Repeat the listing exactly as given, omitting every image.

Information shown -
= = = = = = =
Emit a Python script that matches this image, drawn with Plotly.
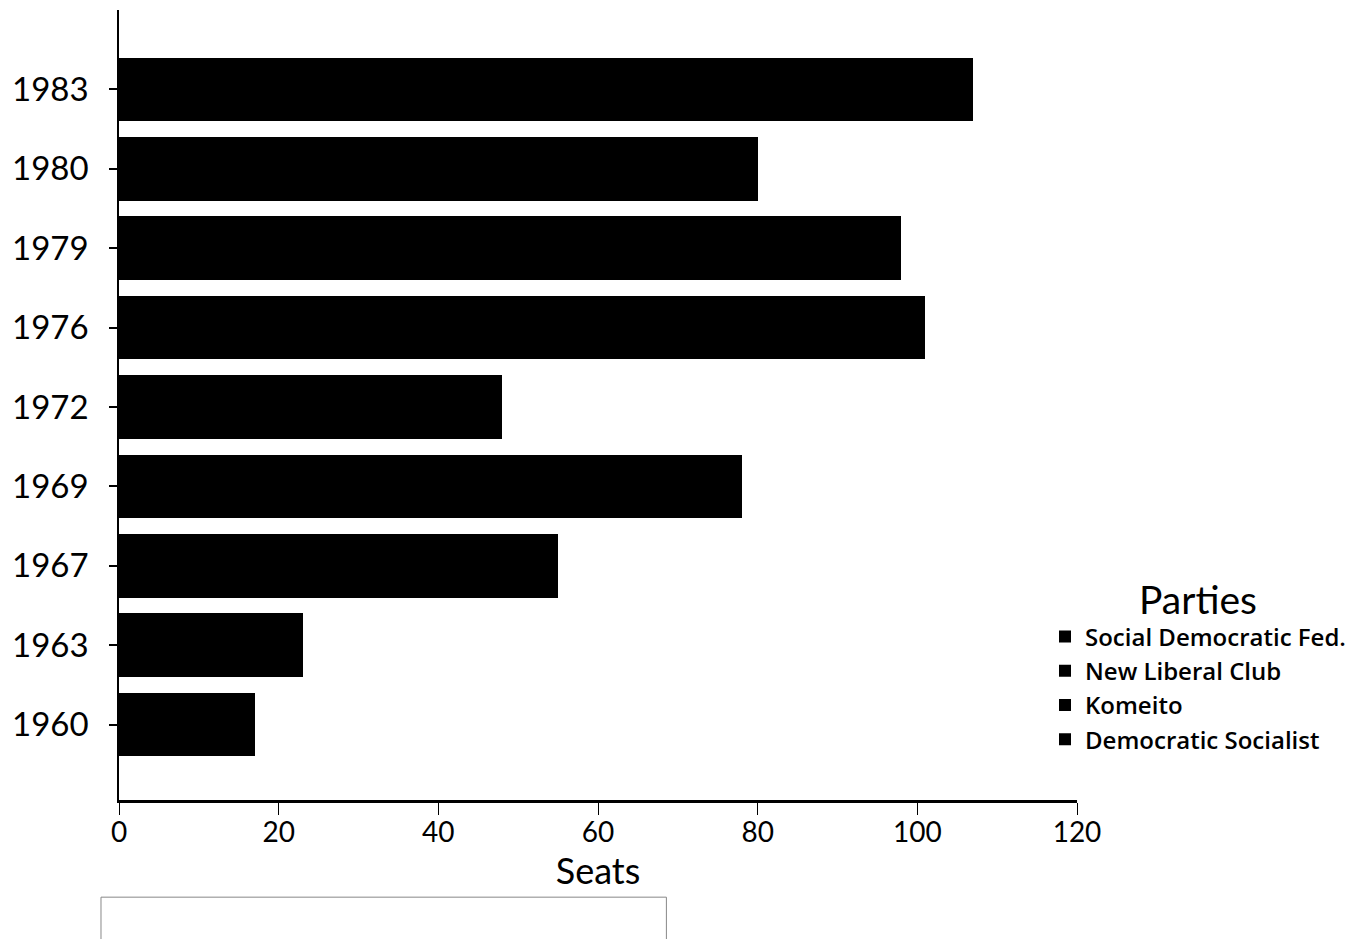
import plotly.graph_objects as go

years = ["1960", "1963", "1967", "1969", "1972", "1976", "1979", "1980", "1983"]
democratic_socialist = [17, 23, 30, 31, 19, 29, 35, 32, 38]
komeito = [0, 0, 25, 47, 29, 55, 57, 33, 58]
new_liberal_club = [0, 0, 0, 0, 0, 17, 4, 12, 8]
social_democratic_fed = [0, 0, 0, 0, 0, 0, 2, 3, 3]
x_ticks = [0, 20, 40, 60, 80, 100, 120]

series = [
    ("Democratic Socialist", democratic_socialist),
    ("Komeito", komeito),
    ("New Liberal Club", new_liberal_club),
    ("Social Democratic Fed.", social_democratic_fed),
]

FONT = "Lato, 'DejaVu Sans', sans-serif"

fig = go.Figure()
for name, vals in series:
    fig.add_trace(go.Bar(
        y=years, x=vals, name=name, orientation="h",
        marker=dict(color="black", line=dict(width=0)),
    ))

fig.update_layout(
    width=1356, height=931,
    margin=dict(l=111, r=287, t=2, b=139),
    paper_bgcolor="white", plot_bgcolor="white",
    barmode="stack", bargap=0.2,
    font=dict(family=FONT, color="black"),
    showlegend=True,
    legend=dict(
        x=0.9666, y=0.299, xanchor="left", yanchor="top",
        traceorder="reversed",
        title=dict(text="Parties", side="top center",
                   font=dict(size=39, family=FONT, weight="normal")),
        font=dict(size=24, family="'Open Sans', Lato, sans-serif", weight=600, color="black"),
        itemsizing="constant", tracegroupgap=0,
        bgcolor="rgba(0,0,0,0)",
    ),
    xaxis=dict(
        range=[0, 120], tickvals=x_ticks, ticktext=[str(v) for v in x_ticks],
        showgrid=False, zeroline=False, showline=True, linecolor="black", linewidth=2.5,
        ticks="outside", ticklen=12, tickwidth=1, tickcolor="black",
        ticklabelstandoff=-6,
        tickfont=dict(size=28), title=dict(text="Seats", font=dict(size=36), standoff=4),
    ),
    yaxis=dict(
        type="category", categoryorder="array", categoryarray=years,
        range=[-0.95, 9.0],
        showgrid=False, zeroline=False, showline=True, linecolor="black", linewidth=1.5,
        ticks="outside", ticklen=8, tickwidth=2, tickcolor="black",
        ticklabelstandoff=14,
        tickfont=dict(size=33),
    ),
)

fig.add_shape(type="rect", xref="paper", yref="paper",
              x0=-0.0188, x1=0.5714, y0=-0.123, y1=-0.25,
              line=dict(color="#888888", width=1), fillcolor="rgba(0,0,0,0)")

fig.write_html("out.html")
= = = = = = =
Solved exercise -
Emit a Python script that matches this image, drawn with Plotly.
import plotly.graph_objects as go

years = ["1960", "1963", "1967", "1969", "1972", "1976", "1979", "1980", "1983"]
democratic_socialist = [17, 23, 30, 31, 19, 29, 35, 32, 38]
komeito = [0, 0, 25, 47, 29, 55, 57, 33, 58]
new_liberal_club = [0, 0, 0, 0, 0, 17, 4, 12, 8]
social_democratic_fed = [0, 0, 0, 0, 0, 0, 2, 3, 3]
x_ticks = [0, 20, 40, 60, 80, 100, 120]

series = [
    ("Democratic Socialist", democratic_socialist),
    ("Komeito", komeito),
    ("New Liberal Club", new_liberal_club),
    ("Social Democratic Fed.", social_democratic_fed),
]

FONT = "Lato, 'DejaVu Sans', sans-serif"

fig = go.Figure()
for name, vals in series:
    fig.add_trace(go.Bar(
        y=years, x=vals, name=name, orientation="h",
        marker=dict(color="black", line=dict(width=0)),
    ))

fig.update_layout(
    width=1356, height=931,
    margin=dict(l=111, r=287, t=2, b=139),
    paper_bgcolor="white", plot_bgcolor="white",
    barmode="stack", bargap=0.2,
    font=dict(family=FONT, color="black"),
    showlegend=True,
    legend=dict(
        x=0.9666, y=0.299, xanchor="left", yanchor="top",
        traceorder="reversed",
        title=dict(text="Parties", side="top center",
                   font=dict(size=39, family=FONT, weight="normal")),
        font=dict(size=24, family="'Open Sans', Lato, sans-serif", weight=600, color="black"),
        itemsizing="constant", tracegroupgap=0,
        bgcolor="rgba(0,0,0,0)",
    ),
    xaxis=dict(
        range=[0, 120], tickvals=x_ticks, ticktext=[str(v) for v in x_ticks],
        showgrid=False, zeroline=False, showline=True, linecolor="black", linewidth=2.5,
        ticks="outside", ticklen=12, tickwidth=1, tickcolor="black",
        ticklabelstandoff=-6,
        tickfont=dict(size=28), title=dict(text="Seats", font=dict(size=36), standoff=4),
    ),
    yaxis=dict(
        type="category", categoryorder="array", categoryarray=years,
        range=[-0.95, 9.0],
        showgrid=False, zeroline=False, showline=True, linecolor="black", linewidth=1.5,
        ticks="outside", ticklen=8, tickwidth=2, tickcolor="black",
        ticklabelstandoff=14,
        tickfont=dict(size=33),
    ),
)

fig.add_shape(type="rect", xref="paper", yref="paper",
              x0=-0.0188, x1=0.5714, y0=-0.123, y1=-0.25,
              line=dict(color="#888888", width=1), fillcolor="rgba(0,0,0,0)")

fig.write_html("out.html")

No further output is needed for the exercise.